# Homework Help: Gauss’ Law – Don’t see how it proves that E field is zero anywhere inside a hollow sp

1. Jan 7, 2012

### physmeb

While I do see how this makes sense using Newton’s Shell method, I don’t see how Gauss’ Law of Flux for a closed surface proves the same thing.

Both Gauss’ Law of Flux and Newton’s Shell method make perfect sense to me in showing that when dealing with a point outside the hollow conducting sphere, the sphere can be treated as a point charge equal to the sum of the surface charges on the hollow sphere (in Newton’s case it would be the sum of the masses). Since Gauss’ Law (as I understand it – maybe this is where my problem lies) is the sum of differentials of the component of the local E field normal to a differential area on the closed surface dA, multiplied by that differential area, yielding units of Newtons/Coulomb X metres squared; if applying this law to a spherical surface about a central charge Q, then the integral is simple, since the distance from any point on the surface to Q is R and we get that the flux for the sphere works out to be the Charge inside divided by epsilon zero. Fine makes, sense to me.
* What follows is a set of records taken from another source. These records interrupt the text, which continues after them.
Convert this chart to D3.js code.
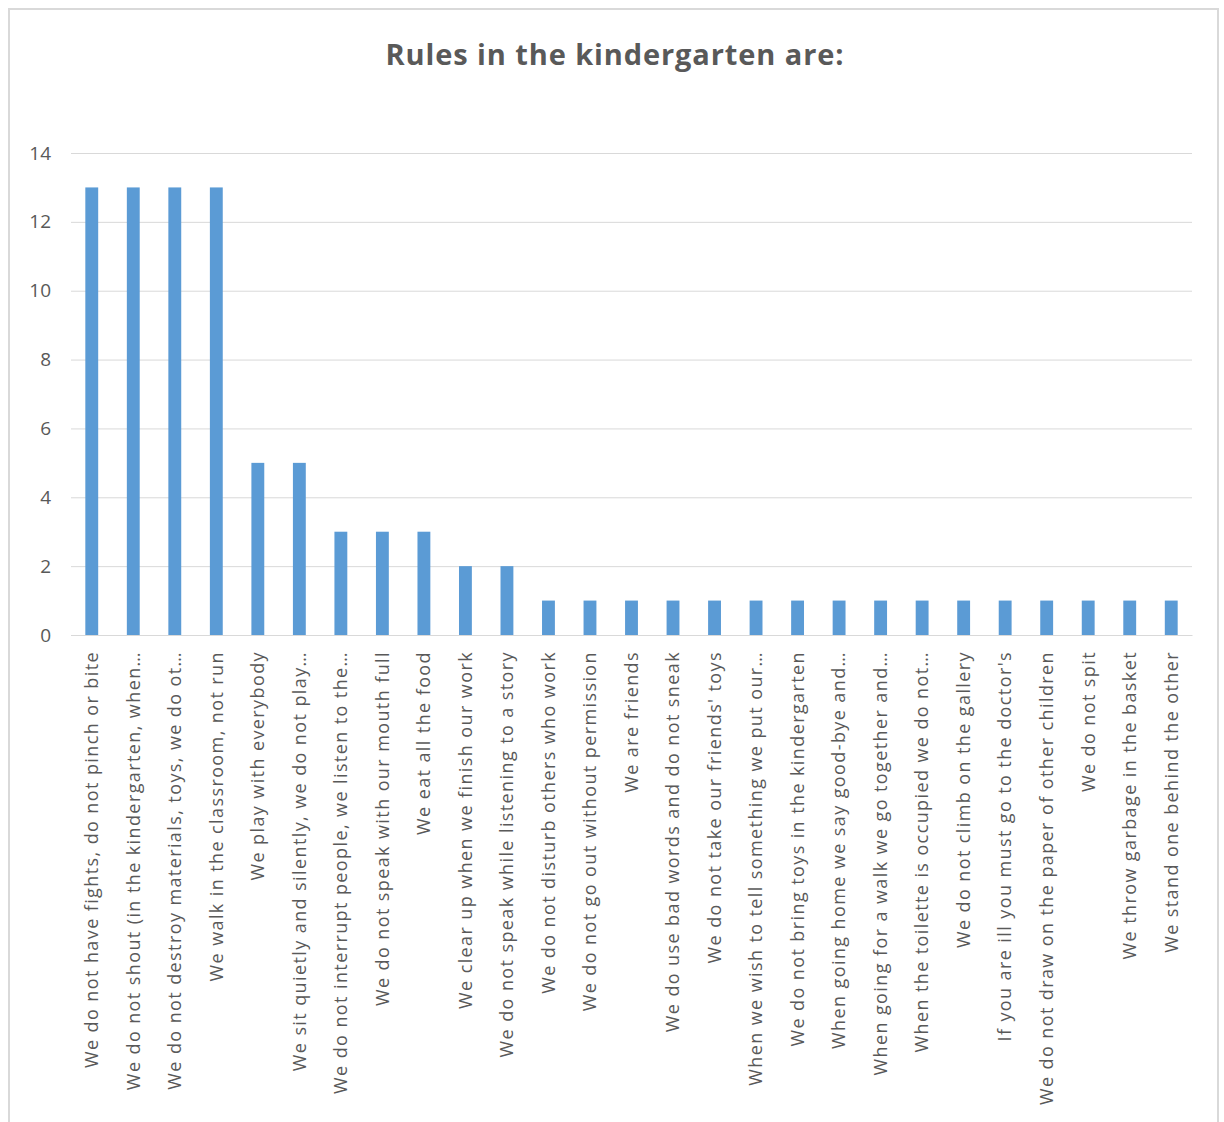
<!DOCTYPE html>
<html><head><meta charset="utf-8">
<script src="https://cdn.jsdelivr.net/npm/d3@7"></script>
<style>
body{margin:0;background:#fff;}
svg text{font-family:"Open Sans","Noto Sans",sans-serif;fill:#595959;}
</style></head>
<body><svg id="c" width="1224" height="1122"></svg>
<script>
const title = "Rules in the kindergarten are:";
const categories = [
 "We do not have fights, do not pinch or bite",
 "We do not shout (in the kindergarten, when…",
 "We do not destroy materials, toys, we do ot…",
 "We walk in the classroom, not run",
 "We play with everybody",
 "We sit quietly and silently, we do not play…",
 "We do not interrupt people, we listen to the…",
 "We do not speak with our mouth full",
 "We eat all the food",
 "We clear up when we finish our work",
 "We do not speak while listening to a story",
 "We do not disturb others who work",
 "We do not go out without permission",
 "We are friends",
 "We do use bad words and do not sneak",
 "We do not take our friends' toys",
 "When we wish to tell something we put our…",
 "We do not bring toys in the kindergarten",
 "When going home we say good-bye and…",
 "When going for a walk we go together and…",
 "When the toilette is occupied we do not…",
 "We do not climb on the gallery",
 "If you are ill you must go to the doctor's",
 "We do not draw on the paper of other children",
 "We do not spit",
 "We throw garbage in the basket",
 "We stand one behind the other"
];
const values = [13,13,13,13,5,5,3,3,3,2,2,1,1,1,1,1,1,1,1,1,1,1,1,1,1,1,1];
const yTicks = [0,2,4,6,8,10,12,14];

const svg = d3.select("#c");
svg.append("rect").attr("x",9).attr("y",9).attr("width",1209).attr("height",1130)
  .attr("fill","#fff").attr("stroke","#d9d9d9").attr("stroke-width",2);

svg.append("text").attr("x",615).attr("y",65).attr("text-anchor","middle")
  .style("font-size","29px").style("font-weight","bold").style("letter-spacing","0.9px").text(title);

const pL=71, pR=1192, pT=153, pB=635;
const x = d3.scaleBand().domain(categories).range([pL,pR]).paddingInner(0.69).paddingOuter(0.345);
const y = d3.scaleLinear().domain([0,14]).range([pB,pT]);

const gy = svg.append("g").attr("transform",`translate(${pL},0)`)
  .call(d3.axisLeft(y).tickValues(yTicks).tickSize(-(pR-pL)).tickFormat(d3.format("d")).tickPadding(20));
gy.select(".domain").remove();
gy.selectAll(".tick line").attr("stroke","#d9d9d9").attr("stroke-width",1);
gy.selectAll(".tick text").style("font-size","19px").style("fill","#595959");

svg.append("g").selectAll("rect").data(values).join("rect")
  .attr("x",(d,i)=>x(categories[i])).attr("width",x.bandwidth())
  .attr("y",d=>y(d)).attr("height",d=>y(0)-y(d)).attr("fill","#5b9bd5");

const gx = svg.append("g").attr("transform",`translate(0,${pB})`)
  .call(d3.axisBottom(x).tickSize(0).tickPadding(0));
gx.select(".domain").attr("stroke","#d9d9d9").attr("stroke-width",1);
gx.selectAll(".tick text")
  .style("font-size","18px").style("letter-spacing","1.4px").style("fill","#595959")
  .attr("text-anchor","end").attr("dy","0.35em")
  .attr("transform","translate(0,16) rotate(-90)").attr("x",0).attr("y",0);
</script></body></html>
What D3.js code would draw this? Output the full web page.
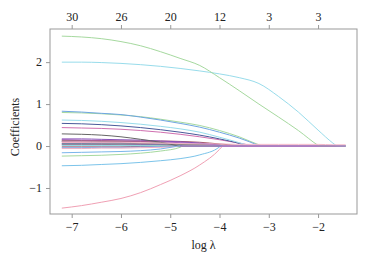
<!DOCTYPE html>
<html><head><meta charset="utf-8">
<script src="https://cdn.jsdelivr.net/npm/d3@7"></script>
<style>body{margin:0;background:#fff}svg{display:block}</style>
</head><body>
<svg id="c" width="367" height="257"></svg>
<script>
// log lambda grid
const logLambda = [-7.2,-6.8,-6.4,-6.0,-5.6,-5.2,-4.8,-4.4,-4.0,-3.6,-3.2,-2.8,-2.4,-2.0,-1.7,-1.44];
const bottomTicks = [-7,-6,-5,-4,-3,-2];
const topTickLabels = ["30","26","20","12","3","3"];
const yTicks = [-1,0,1,2];
// coefficient paths (one array per variable) and the log lambda where each reaches zero
const sGreenBig  = [2.62,2.60,2.56,2.49,2.39,2.25,2.09,1.92,1.63,1.32,1.00,0.69,0.37,0.015,0,0];
const sCyanBig   = [2.00,2.00,1.99,1.97,1.94,1.90,1.85,1.79,1.72,1.63,1.49,1.18,0.81,0.38,0.07,0];
const sBlue1     = [0.83,0.81,0.78,0.75,0.69,0.62,0.54,0.45,0.33,0.19,0.01,0,0,0,0,0];
const sGreen1    = [0.80,0.79,0.77,0.74,0.70,0.64,0.57,0.49,0.37,0.22,0.03,0,0,0,0,0];
const sCyan1     = [0.62,0.61,0.59,0.56,0.52,0.47,0.41,0.33,0.21,0.08,0,0,0,0,0,0];
const sNavy1     = [0.54,0.53,0.51,0.48,0.44,0.39,0.33,0.26,0.17,0.06,0,0,0,0,0,0];
const sPink1     = [0.44,0.43,0.42,0.40,0.37,0.33,0.28,0.22,0.15,0.07,0,0,0,0,0,0];
const sGrey1     = [0.29,0.28,0.26,0.22,0.16,0.09,0,0,0,0,0,0,0,0,0,0];
const sPurple1   = [0.17,0.17,0.16,0.15,0.14,0.12,0.10,0.07,0.02,0,0,0,0,0,0,0];
const sMaroon1   = [0.12,0.12,0.12,0.12,0.12,0.12,0.11,0.09,0.05,0.01,0,0,0,0,0,0];
const sLtPink1   = [0.10,0.10,0.09,0.09,0.08,0.07,0.06,0.05,0.05,0.04,0.04,0.04,0.04,0.04,0.03,0.03];
const sGrey2     = [0.14,0.13,0.12,0.11,0.10,0.08,0.06,0.04,0.01,0,0,0,0,0,0,0];
const sNavy2     = [0.11,0.10,0.09,0.08,0.06,0.04,0,0,0,0,0,0,0,0,0,0];
const sPink2     = [0.08,0.08,0.07,0.07,0.06,0.05,0.03,0,0,0,0,0,0,0,0,0];
const sBlue2     = [0.06,0.06,0.05,0.05,0.04,0.03,0,0,0,0,0,0,0,0,0,0];
const sPurple2   = [0.04,0.04,0.04,0.03,0.03,0.02,0,0,0,0,0,0,0,0,0,0];
const sGreen2    = [0.02,0.02,0.02,0.02,0.01,0.01,0,0,0,0,0,0,0,0,0,0];
const sCyan2     = [0.01,0.01,0.01,0.01,0.01,0,0,0,0,0,0,0,0,0,0,0];
const sMaroon2   = [-0.02,-0.02,-0.02,-0.02,-0.01,-0.01,0,0,0,0,0,0,0,0,0,0];
const sGrey3     = [0.05,0.05,0.05,0.05,0.05,0.05,0.04,0.04,0.02,0,0,0,0,0,0,0];
const sBlue3     = [-0.04,-0.04,-0.03,-0.03,-0.02,-0.01,0,0,0,0,0,0,0,0,0,0];
const sPink3     = [-0.06,-0.06,-0.05,-0.05,-0.04,-0.03,-0.01,0,0,0,0,0,0,0,0,0];
const sPurple3   = [0.15,0.14,0.13,0.12,0.11,0.10,0.08,0.06,0.02,0,0,0,0,0,0,0];
const sLtBlue    = [-0.16,-0.15,-0.14,-0.13,-0.11,-0.07,0,0,0,0,0,0,0,0,0,0];
const sGreenNeg  = [-0.24,-0.23,-0.22,-0.20,-0.17,-0.12,-0.03,0,0,0,0,0,0,0,0,0];
const sBlueNeg   = [-0.47,-0.46,-0.44,-0.42,-0.39,-0.35,-0.30,-0.21,-0.02,0,0,0,0,0,0,0];
const sPinkNeg   = [-1.48,-1.42,-1.34,-1.25,-1.11,-0.92,-0.71,-0.45,-0.08,0,0,0,0,0,0,0];
const zeroAt = {
  sGreenBig:-1.98, sCyanBig:-1.62, sBlue1:-3.18, sGreen1:-3.12, sCyan1:-3.38, sNavy1:-3.45,
  sPink1:-3.3, sGrey1:-4.82, sPurple1:-3.9, sMaroon1:-3.5, sLtPink1:null, sGrey2:-3.95,
  sNavy2:-4.8, sPink2:-4.45, sBlue2:-4.8, sPurple2:-4.8, sGreen2:-4.9, sCyan2:-5.1,
  sMaroon2:-4.9, sGrey3:-3.9, sBlue3:-4.85, sPink3:-4.6, sPurple3:-3.85, sLtBlue:-4.85,
  sGreenNeg:-4.75, sBlueNeg:-3.98, sPinkNeg:-3.94
};

const series = [
  {n:"sGrey2",v:sGrey2,c:"#8a8a8a"},{n:"sNavy2",v:sNavy2,c:"#3b4a86"},{n:"sPink2",v:sPink2,c:"#f2a3bb"},
  {n:"sBlue2",v:sBlue2,c:"#6f9fe0"},{n:"sPurple2",v:sPurple2,c:"#9a58c0"},{n:"sGreen2",v:sGreen2,c:"#a6d99f"},
  {n:"sCyan2",v:sCyan2,c:"#92dbe6"},{n:"sMaroon2",v:sMaroon2,c:"#a05468"},{n:"sGrey3",v:sGrey3,c:"#7a7a7a"},
  {n:"sBlue3",v:sBlue3,c:"#7fb0e8"},{n:"sPink3",v:sPink3,c:"#f0b0c4"},{n:"sPurple3",v:sPurple3,c:"#b060c0"},
  {n:"sMaroon1",v:sMaroon1,c:"#a85a6a"},{n:"sPurple1",v:sPurple1,c:"#8850b8"},{n:"sGrey1",v:sGrey1,c:"#666666"},
  {n:"sPink1",v:sPink1,c:"#d070b0"},{n:"sNavy1",v:sNavy1,c:"#4a5a9a"},{n:"sCyan1",v:sCyan1,c:"#98dceb"},
  {n:"sGreen1",v:sGreen1,c:"#a6d99f"},{n:"sBlue1",v:sBlue1,c:"#6fa6e2"},{n:"sLtBlue",v:sLtBlue,c:"#7ab6ea"},
  {n:"sGreenNeg",v:sGreenNeg,c:"#a6d99f"},{n:"sBlueNeg",v:sBlueNeg,c:"#7cc4ea"},{n:"sPinkNeg",v:sPinkNeg,c:"#f0a0b4"},
  {n:"sCyanBig",v:sCyanBig,c:"#98dceb"},{n:"sGreenBig",v:sGreenBig,c:"#a6d99f"},
  {n:"sLtPink1",v:sLtPink1,c:"#f5b8c8"}
];

const FONT = '"Liberation Serif","Times New Roman",Times,serif';
const svg = d3.select("#c");
const L=50,R=357,T=29,B=214;
const x = d3.scaleLinear().domain([-7.44,-1.21]).range([L,R]);
const y = d3.scaleLinear().domain([-1.62,2.79]).range([B,T]);
const xEnd = logLambda[logLambda.length-1];

const curve = d3.line().x(d=>x(d[0])).y(d=>y(d[1])).curve(d3.curveMonotoneX);
const straight = d3.line().x(d=>x(d[0])).y(d=>y(d[1]));
function pathFor(s){
  const z = zeroAt[s.n];
  const pts = [];
  logLambda.forEach((l,i)=>{ if(z===null || l < z) pts.push([l,s.v[i]]); });
  if(z===null) return curve(pts);
  pts.push([z,0]);
  return curve(pts) + straight([[z,0],[xEnd,0]]).replace(/^M/,"L");
}
const gLines = svg.append("g");
gLines.selectAll("path").data(series).join("path")
  .attr("d",pathFor).attr("fill","none").attr("stroke",d=>d.c).attr("stroke-width",1);
// zero segment drawn last in purple like the reference
gLines.append("path").attr("d",straight([[-4.8,0],[xEnd,0]])).attr("stroke","#a050c0").attr("stroke-width",1).attr("fill","none");

svg.append("rect").attr("x",L).attr("y",T).attr("width",R-L).attr("height",B-T)
  .attr("fill","none").attr("stroke","#999").attr("stroke-width",1);

const fmt = v => v<0 ? "\u2212"+Math.abs(v) : String(v);
const ax = svg.append("g").attr("transform",`translate(0,${B})`)
  .call(d3.axisBottom(x).tickValues(bottomTicks).tickFormat(fmt).tickSize(4).tickPadding(4));
const at = svg.append("g").attr("transform",`translate(0,${T})`)
  .call(d3.axisTop(x).tickValues(bottomTicks).tickFormat((d,i)=>topTickLabels[i]).tickSize(4).tickPadding(4));
const ay = svg.append("g").attr("transform",`translate(${L},0)`)
  .call(d3.axisLeft(y).tickValues(yTicks).tickFormat(fmt).tickSize(4).tickPadding(4));
[ax,at,ay].forEach(g=>{
  g.attr("font-family",FONT).attr("font-size",12);
  g.select(".domain").remove();
  g.selectAll(".tick line").attr("stroke","#999");
  g.selectAll(".tick text").attr("font-family",FONT).attr("font-size",12).attr("fill","#222");
});
svg.append("text").attr("x",(L+R)/2).attr("y",249).attr("text-anchor","middle")
  .attr("font-family",FONT).attr("font-size",12).attr("fill","#222").text("log \u03bb");
svg.append("text").attr("transform","translate(19,127) rotate(-90)").attr("text-anchor","middle")
  .attr("font-family",FONT).attr("font-size",12).attr("fill","#222").text("Coefficients");
</script>
</body></html>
But in watching an MIT lecture the professor then applies this law to a hollow sphere and a point inside it. He draws a dashed closed surface inside the sphere upon which the point in question sits and says, well there’s no Q inside that imaginary control surface and thus there is no flux through the surface, i.e. no E field inside the surface. Voila. Voila? What in god’s name is he talking about? Is this some kind of reverse logic? I know there’s no charge inside the surface but there is charge outside the surface which could cause a flux through the surface but for overall field cancellation which Newton’s method actually does prove in a logic way. The MIT prof. professes implies that Guass’ law bypasses the need for Newton’s proof. I just don’t see how; I’d love to, but I just don’t see it. Your thoughts?

Sincerely,
Ben.

2. Jan 7, 2012

### Yhaz

Re: Gauss’ Law – Don’t see how it proves that E field is zero anywhere inside a hollo

An intuitive way to think of it if you are interested.

Think of an electric field line created by a charge entering the surface of a sphere or any surface which encloses some volume, is there a way for it to enter the surface and not leave it?

3. Jan 7, 2012

### maCrobo

Re: Gauss’ Law – Don’t see how it proves that E field is zero anywhere inside a hollo

Gauss' Law let you calculate the flux through a surface without calculating the electric field at each point on the surface, it just cares about the charge inside the surface.
Imagine to have a spherical conductor and a point charge. In this case the electric field in between the sphere and the point charge (assuming the sphere has a certain charge on it) is created by both the electric field of the sphere and that of the point charge. Then you want to calculate the flux across a certain closed surface that contains the sphere. To do so you have two ways: you explicitly evaluate an expression for the electric field that allows you to calculate ∫EdA (and this E is given by the superimposition of the electric field given by the point charge with that given by the sphere) or you calculate the magnitude of the charge inside the surface so to do q/ε0. Both results represent the flux across our surface.
Take the case of a sphere with a hollow inside, it's clear that inside there is no charge. If you want to calculate the flux of the electric field inside the sphere you can take a surface inside the hollow and see the charges.

4. Jan 7, 2012

### SammyS

Staff Emeritus
Re: Gauss’ Law – Don’t see how it proves that E field is zero anywhere inside a hollo

Hello physmeb . Welcome to PF !

The way I look at this is as follows.

From the very nature of conductors, it should be clear that (under static conditions)):
1. The only place excess charge can reside is on a surface.

2. The electric field within conducting material is zero.​
So, whenever you draw a Gaussian surface completely with a conductor, the electric flux passing through that surface is zero, independent of Gauss's Law. Gauss's Law then comes into play and tells you that the net charge within that surface is zero. For instance; If there's a cavity within a conductor which contains an isolated charge, Q, then there is a charge of -Q distributed on the surface of that cavity.

I hope that helps.